I 14 anni di segreteria furono preziosi per Machiavelli, perché gli consentirono di accumulare un’esperienza diretta della realtà politica e militare del tempo, da cui egli poté trarre lo spunto per le riflessioni, le teorie e le analisi trasferite poi nelle sue opere.
Fra le principali missioni diplomatiche ricordo quella tra luglio e il dicembre del 1500 presso il re di Francia Luigi XII (dove conobbe lo stato assoluto moderno, additandolo come un modello per uno stato italiano). Nel giugno 1502 presso il duca Valentino (Cesare Borgia) impadronitosi del ducato di Urbino (grazie al padre, papa Alessandro VI); la sua figura verrà usata come esempio della virtù che deve possedere un principe nuovo.
Machiavelli fu da Cesare Borgia pure fra l’ottobre e il gennaio del 1502/03. Nell’estate però muore il padre Alessandro VI, e poi pure Pio III, mancato l’appoggio paterno, e non riuscendo ad impedire l’elezione del suo più acerrimo nemico, papa Giulio II, il progetto politico di Borgia cade. Poco dopo si unirà agli avi trapassati.
Nel frattempo Machiavelli si dedicò all’attività letteraria, scrisse il “Decennale primo”, che pubblico nel 1506. In questi anni matura in lui la convinzione, poi espressa nel Principe e nell’Arte della guerra, di evitare le milizie mercenarie, ma di creare eserciti permanenti alle dirette dipendenze dello stato.
Egli si adoperò affinché i maggiorenti delle città creassero delle milizie comunali; una volta ottenuto ciò egli divenne segretario della costituita magistratura dei Nove, preposta a dirigere queste milizie.
Tra il 1507 e 1508 compì una lunga spedizione nel Tirolo, presso l’Imperatore Massimiliano d’Asburgo. Attraversò Svizzera e Germania, e rimase ammirato dalla compattezza delle comunità. Nel 1510 fu di nuovo presso il sovrano di Francia Luigi XII, per fungere da mediatore, per il confitto con il papa Giulio II (Ritratto delle cose di Francia).
Nella battaglia di Ravenna del 1512 i francesi (alleati di Firenze) furono sconfitti dalla lega santa (inclusa Spagna). La repubblica cadde e i Medici tornano a Firenze: Machiavelli fu licenziato da tutti i suoi incarichi. Per Niccolò fu un durissimo colpo, aggiunto poi al fatto che fu accusato di essere partecipe alla congiura antimedicea, ebbe così modo di ritirarsi in esilio forzato nel suo podere di Albergaccio. Lì si dedicò agli studi, tenendo però i contatti con la vita politica, con Francesco Vettori ambasciatore di Roma. In questo periodo scrisse il Principe (1513) e iniziò i Discorsi.

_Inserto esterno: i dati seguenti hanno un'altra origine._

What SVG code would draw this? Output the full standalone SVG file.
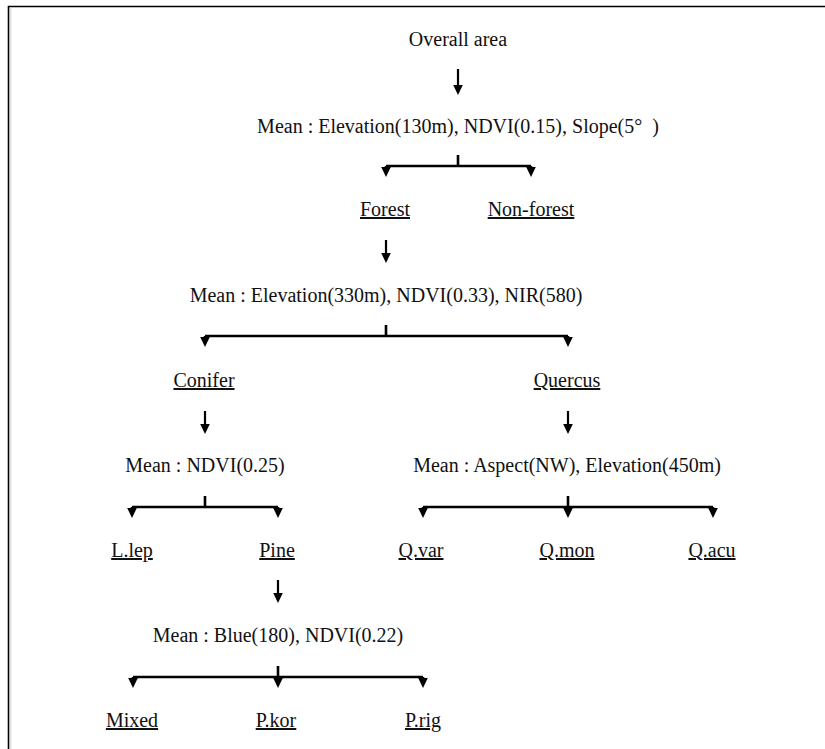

La lontananza dalla vita politica, per lui intollerabile, lo condusse a riavvicinarsi ai Medici, al fine di riottenere qualche incarico (dedicò loro il Principe, nel 1516: senza il successo sperato).
Nel 1519 morto Lorenzo, il governo della città fu assunto dal cardinale Giulio de’ Medici, più favorevole a Machiavelli. Egli lo incaricò di stendere una storia di Firenze, con adeguato compenso. Nel 1521 stampò i Dialoghi dell’Arte della guerra, dedicati al cardinale. Ancora a lui, divenuto nel 1523 papa Clemente VII, Machiavelli dedicò le Istorie fiorentine (1525). Cominciò poco a poco a riottenere incarichi, ma nel 1527 i Medici furono di nuovo scacciati e Machiavelli non riuscì più ad ottenere la segreteria.
Ammalatosi, muore il 21 giugno 1527.